▶ **WORK REQUIRED**
Starting at the first line of the data, print each line verbatim up to and including the line bearing "const yTicks = [50, 60, 70, 80, 90, 100];", omitting pictures.

--- begin ---

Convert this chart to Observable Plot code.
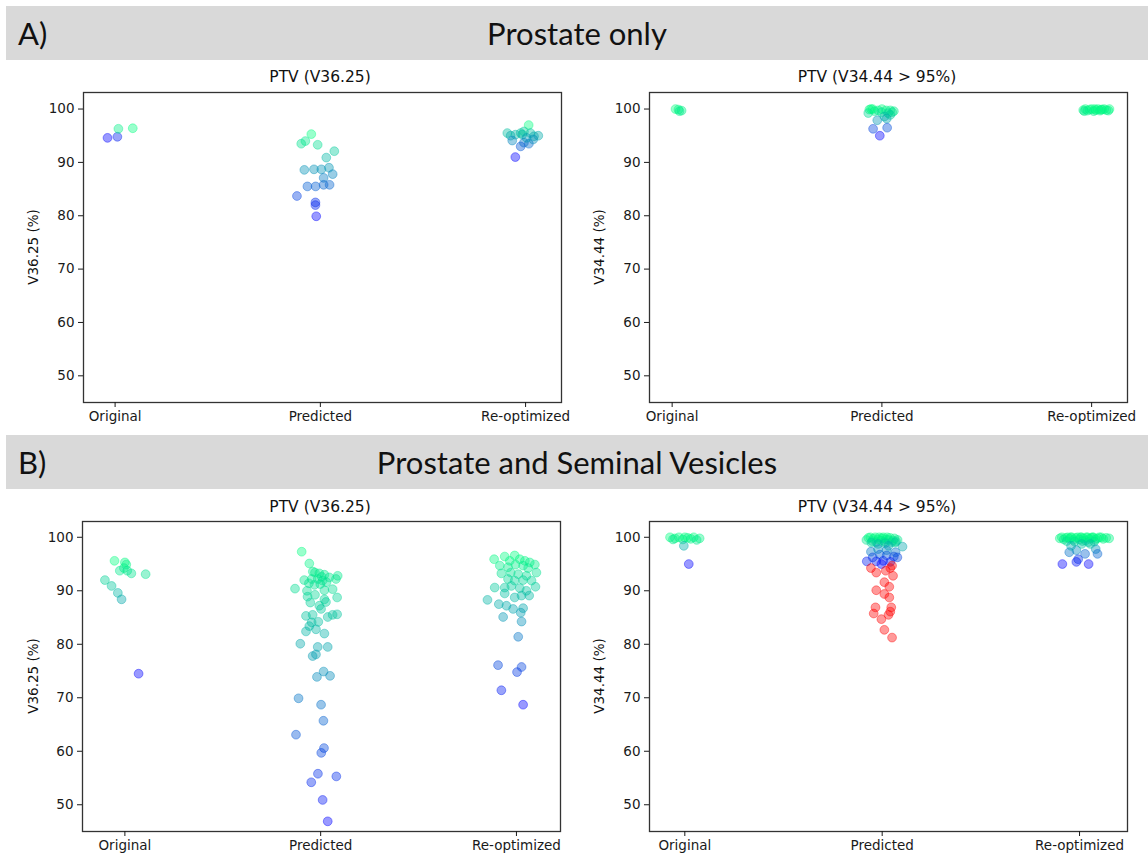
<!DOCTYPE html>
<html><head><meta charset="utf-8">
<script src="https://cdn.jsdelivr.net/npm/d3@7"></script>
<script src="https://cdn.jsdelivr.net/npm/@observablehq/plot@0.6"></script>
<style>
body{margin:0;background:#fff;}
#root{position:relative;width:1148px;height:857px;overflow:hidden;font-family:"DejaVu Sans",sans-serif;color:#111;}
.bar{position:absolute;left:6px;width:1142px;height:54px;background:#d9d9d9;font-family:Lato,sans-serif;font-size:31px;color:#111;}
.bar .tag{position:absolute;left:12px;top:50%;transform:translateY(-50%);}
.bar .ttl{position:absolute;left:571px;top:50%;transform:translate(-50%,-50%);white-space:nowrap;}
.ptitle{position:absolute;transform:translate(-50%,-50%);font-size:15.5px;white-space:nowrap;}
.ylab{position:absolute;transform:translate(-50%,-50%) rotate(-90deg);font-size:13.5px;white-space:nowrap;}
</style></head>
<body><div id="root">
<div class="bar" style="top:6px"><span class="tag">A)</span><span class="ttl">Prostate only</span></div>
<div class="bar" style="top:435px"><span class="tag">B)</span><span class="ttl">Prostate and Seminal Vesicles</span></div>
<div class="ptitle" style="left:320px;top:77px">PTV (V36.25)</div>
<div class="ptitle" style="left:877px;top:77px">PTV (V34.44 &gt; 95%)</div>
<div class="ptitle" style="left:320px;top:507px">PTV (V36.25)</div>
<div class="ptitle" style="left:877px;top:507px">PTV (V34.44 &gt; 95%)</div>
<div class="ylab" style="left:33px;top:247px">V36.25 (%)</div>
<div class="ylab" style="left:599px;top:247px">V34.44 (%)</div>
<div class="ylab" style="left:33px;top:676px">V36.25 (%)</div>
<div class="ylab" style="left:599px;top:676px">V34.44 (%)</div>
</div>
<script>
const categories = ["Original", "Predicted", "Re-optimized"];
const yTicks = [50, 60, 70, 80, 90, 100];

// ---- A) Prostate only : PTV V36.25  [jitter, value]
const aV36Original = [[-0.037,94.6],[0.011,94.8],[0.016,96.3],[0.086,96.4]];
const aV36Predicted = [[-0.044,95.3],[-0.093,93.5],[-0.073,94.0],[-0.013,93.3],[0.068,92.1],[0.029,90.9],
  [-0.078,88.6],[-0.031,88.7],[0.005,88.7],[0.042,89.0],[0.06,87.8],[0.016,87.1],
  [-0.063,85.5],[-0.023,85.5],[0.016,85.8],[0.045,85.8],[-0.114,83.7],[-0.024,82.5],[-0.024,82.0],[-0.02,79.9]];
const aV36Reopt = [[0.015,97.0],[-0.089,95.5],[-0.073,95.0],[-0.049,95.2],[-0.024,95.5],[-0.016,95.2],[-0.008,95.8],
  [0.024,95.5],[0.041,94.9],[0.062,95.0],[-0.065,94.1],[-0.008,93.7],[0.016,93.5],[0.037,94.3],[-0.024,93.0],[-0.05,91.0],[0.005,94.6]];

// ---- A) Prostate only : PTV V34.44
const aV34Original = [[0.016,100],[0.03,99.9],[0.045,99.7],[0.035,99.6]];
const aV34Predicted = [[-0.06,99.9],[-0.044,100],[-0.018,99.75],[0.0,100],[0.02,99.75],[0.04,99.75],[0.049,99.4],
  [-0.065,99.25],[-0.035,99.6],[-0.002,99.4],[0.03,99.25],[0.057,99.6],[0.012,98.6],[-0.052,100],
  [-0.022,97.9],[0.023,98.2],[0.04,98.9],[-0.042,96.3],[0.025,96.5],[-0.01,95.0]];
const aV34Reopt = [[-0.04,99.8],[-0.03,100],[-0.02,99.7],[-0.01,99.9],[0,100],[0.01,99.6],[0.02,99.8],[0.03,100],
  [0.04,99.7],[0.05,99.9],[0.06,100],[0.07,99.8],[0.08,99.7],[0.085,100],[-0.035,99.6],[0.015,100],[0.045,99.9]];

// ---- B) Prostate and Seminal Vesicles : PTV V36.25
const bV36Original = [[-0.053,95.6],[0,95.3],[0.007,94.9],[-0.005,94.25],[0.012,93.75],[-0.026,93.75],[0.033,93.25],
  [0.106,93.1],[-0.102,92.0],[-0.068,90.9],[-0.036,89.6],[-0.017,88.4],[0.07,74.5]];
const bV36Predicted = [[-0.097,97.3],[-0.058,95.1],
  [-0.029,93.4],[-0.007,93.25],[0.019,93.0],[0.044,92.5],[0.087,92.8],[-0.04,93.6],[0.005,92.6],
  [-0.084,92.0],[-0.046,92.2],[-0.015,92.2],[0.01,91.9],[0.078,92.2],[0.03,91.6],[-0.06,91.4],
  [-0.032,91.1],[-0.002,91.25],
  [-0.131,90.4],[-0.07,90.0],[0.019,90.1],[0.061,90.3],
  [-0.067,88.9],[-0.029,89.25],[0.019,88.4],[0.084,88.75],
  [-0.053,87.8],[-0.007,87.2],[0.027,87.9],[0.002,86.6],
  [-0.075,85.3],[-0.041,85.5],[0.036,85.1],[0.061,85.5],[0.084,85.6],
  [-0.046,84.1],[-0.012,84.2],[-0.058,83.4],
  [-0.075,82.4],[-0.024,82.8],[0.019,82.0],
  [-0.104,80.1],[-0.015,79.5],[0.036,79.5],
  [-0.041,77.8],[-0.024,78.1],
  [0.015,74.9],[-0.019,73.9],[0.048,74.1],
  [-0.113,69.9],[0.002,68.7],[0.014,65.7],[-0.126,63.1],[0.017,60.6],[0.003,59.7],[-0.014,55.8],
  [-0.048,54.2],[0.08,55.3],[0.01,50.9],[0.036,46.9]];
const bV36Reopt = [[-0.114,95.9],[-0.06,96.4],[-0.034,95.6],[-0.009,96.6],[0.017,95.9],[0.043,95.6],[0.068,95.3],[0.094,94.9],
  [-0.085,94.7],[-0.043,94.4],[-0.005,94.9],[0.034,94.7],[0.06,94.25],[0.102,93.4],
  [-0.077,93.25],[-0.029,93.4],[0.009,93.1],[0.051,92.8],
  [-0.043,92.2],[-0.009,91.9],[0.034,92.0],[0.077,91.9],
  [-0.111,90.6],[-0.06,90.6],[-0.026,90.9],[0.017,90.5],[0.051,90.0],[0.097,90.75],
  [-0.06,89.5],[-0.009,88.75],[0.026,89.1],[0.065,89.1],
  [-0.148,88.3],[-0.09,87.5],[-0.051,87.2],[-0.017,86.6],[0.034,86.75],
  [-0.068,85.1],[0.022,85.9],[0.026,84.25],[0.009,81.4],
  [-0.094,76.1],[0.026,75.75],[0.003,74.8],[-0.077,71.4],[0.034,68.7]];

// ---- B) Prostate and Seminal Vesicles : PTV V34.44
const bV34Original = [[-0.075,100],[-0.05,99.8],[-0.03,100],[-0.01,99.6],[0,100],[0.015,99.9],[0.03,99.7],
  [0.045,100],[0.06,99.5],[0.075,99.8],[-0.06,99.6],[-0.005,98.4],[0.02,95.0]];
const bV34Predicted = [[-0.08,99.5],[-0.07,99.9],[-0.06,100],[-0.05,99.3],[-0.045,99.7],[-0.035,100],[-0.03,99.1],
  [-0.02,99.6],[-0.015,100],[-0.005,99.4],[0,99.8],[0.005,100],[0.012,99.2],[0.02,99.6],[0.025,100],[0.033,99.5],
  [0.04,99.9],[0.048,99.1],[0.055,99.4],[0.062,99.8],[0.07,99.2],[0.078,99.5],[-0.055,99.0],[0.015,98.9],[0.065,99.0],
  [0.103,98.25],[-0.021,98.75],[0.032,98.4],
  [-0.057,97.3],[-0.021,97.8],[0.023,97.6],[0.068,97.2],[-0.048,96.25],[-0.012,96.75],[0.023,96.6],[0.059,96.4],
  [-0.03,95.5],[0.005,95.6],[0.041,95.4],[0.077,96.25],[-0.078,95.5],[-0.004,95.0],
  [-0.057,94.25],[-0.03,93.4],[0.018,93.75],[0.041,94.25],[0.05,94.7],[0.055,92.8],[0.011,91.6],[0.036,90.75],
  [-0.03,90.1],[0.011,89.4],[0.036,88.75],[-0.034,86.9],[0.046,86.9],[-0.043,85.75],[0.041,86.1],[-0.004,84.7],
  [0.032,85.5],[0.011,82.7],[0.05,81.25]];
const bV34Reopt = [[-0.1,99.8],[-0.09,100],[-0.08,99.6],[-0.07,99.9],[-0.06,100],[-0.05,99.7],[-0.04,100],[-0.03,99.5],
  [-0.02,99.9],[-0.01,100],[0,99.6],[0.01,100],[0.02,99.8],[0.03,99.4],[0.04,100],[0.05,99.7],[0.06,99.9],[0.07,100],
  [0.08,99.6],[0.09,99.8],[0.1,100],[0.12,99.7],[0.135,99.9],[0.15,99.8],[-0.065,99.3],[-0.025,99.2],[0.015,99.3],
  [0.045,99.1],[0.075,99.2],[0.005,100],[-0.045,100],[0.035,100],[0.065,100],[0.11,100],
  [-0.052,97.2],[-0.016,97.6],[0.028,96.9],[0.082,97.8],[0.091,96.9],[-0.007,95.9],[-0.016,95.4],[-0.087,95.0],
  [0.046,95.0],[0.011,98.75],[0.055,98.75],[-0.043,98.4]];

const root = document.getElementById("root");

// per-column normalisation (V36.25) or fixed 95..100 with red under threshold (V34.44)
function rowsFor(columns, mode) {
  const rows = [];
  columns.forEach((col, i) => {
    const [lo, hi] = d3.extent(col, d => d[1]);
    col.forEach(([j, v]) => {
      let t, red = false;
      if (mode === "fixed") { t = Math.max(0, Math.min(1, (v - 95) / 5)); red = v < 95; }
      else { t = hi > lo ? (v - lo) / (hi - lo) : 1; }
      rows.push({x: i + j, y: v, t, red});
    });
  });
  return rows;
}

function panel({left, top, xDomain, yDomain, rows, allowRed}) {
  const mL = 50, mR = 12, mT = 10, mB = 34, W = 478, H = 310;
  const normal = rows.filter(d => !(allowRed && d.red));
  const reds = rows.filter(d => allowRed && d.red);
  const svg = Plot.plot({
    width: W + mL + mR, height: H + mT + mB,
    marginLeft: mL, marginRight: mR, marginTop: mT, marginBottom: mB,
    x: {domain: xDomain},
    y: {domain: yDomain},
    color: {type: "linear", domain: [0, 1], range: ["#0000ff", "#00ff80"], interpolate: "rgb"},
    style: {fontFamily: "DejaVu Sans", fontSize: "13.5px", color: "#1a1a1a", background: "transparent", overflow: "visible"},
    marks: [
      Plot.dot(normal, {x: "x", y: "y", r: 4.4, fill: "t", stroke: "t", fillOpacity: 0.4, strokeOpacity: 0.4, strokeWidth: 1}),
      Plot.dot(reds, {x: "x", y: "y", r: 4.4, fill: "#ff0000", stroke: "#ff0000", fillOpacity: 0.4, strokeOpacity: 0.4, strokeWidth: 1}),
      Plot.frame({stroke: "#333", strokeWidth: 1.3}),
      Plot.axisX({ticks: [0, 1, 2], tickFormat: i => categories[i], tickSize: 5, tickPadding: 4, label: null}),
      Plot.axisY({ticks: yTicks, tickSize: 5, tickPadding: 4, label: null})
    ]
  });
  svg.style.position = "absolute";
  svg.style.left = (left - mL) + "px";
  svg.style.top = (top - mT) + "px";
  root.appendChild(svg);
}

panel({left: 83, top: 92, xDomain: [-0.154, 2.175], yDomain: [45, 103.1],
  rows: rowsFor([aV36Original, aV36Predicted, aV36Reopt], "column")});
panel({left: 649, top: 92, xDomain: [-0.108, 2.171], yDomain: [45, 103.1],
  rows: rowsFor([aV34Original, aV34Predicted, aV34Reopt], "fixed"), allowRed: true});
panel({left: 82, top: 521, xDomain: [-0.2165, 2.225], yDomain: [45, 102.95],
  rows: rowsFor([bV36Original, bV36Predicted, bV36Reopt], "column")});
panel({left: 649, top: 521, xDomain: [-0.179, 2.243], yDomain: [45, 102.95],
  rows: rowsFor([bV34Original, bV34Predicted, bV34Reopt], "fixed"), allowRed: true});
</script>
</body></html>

--- end ---

▶ **RESPONSE FOR THIS EXERCISE**
Convert this chart to Observable Plot code.
<!DOCTYPE html>
<html><head><meta charset="utf-8">
<script src="https://cdn.jsdelivr.net/npm/d3@7"></script>
<script src="https://cdn.jsdelivr.net/npm/@observablehq/plot@0.6"></script>
<style>
body{margin:0;background:#fff;}
#root{position:relative;width:1148px;height:857px;overflow:hidden;font-family:"DejaVu Sans",sans-serif;color:#111;}
.bar{position:absolute;left:6px;width:1142px;height:54px;background:#d9d9d9;font-family:Lato,sans-serif;font-size:31px;color:#111;}
.bar .tag{position:absolute;left:12px;top:50%;transform:translateY(-50%);}
.bar .ttl{position:absolute;left:571px;top:50%;transform:translate(-50%,-50%);white-space:nowrap;}
.ptitle{position:absolute;transform:translate(-50%,-50%);font-size:15.5px;white-space:nowrap;}
.ylab{position:absolute;transform:translate(-50%,-50%) rotate(-90deg);font-size:13.5px;white-space:nowrap;}
</style></head>
<body><div id="root">
<div class="bar" style="top:6px"><span class="tag">A)</span><span class="ttl">Prostate only</span></div>
<div class="bar" style="top:435px"><span class="tag">B)</span><span class="ttl">Prostate and Seminal Vesicles</span></div>
<div class="ptitle" style="left:320px;top:77px">PTV (V36.25)</div>
<div class="ptitle" style="left:877px;top:77px">PTV (V34.44 &gt; 95%)</div>
<div class="ptitle" style="left:320px;top:507px">PTV (V36.25)</div>
<div class="ptitle" style="left:877px;top:507px">PTV (V34.44 &gt; 95%)</div>
<div class="ylab" style="left:33px;top:247px">V36.25 (%)</div>
<div class="ylab" style="left:599px;top:247px">V34.44 (%)</div>
<div class="ylab" style="left:33px;top:676px">V36.25 (%)</div>
<div class="ylab" style="left:599px;top:676px">V34.44 (%)</div>
</div>
<script>
const categories = ["Original", "Predicted", "Re-optimized"];
const yTicks = [50, 60, 70, 80, 90, 100];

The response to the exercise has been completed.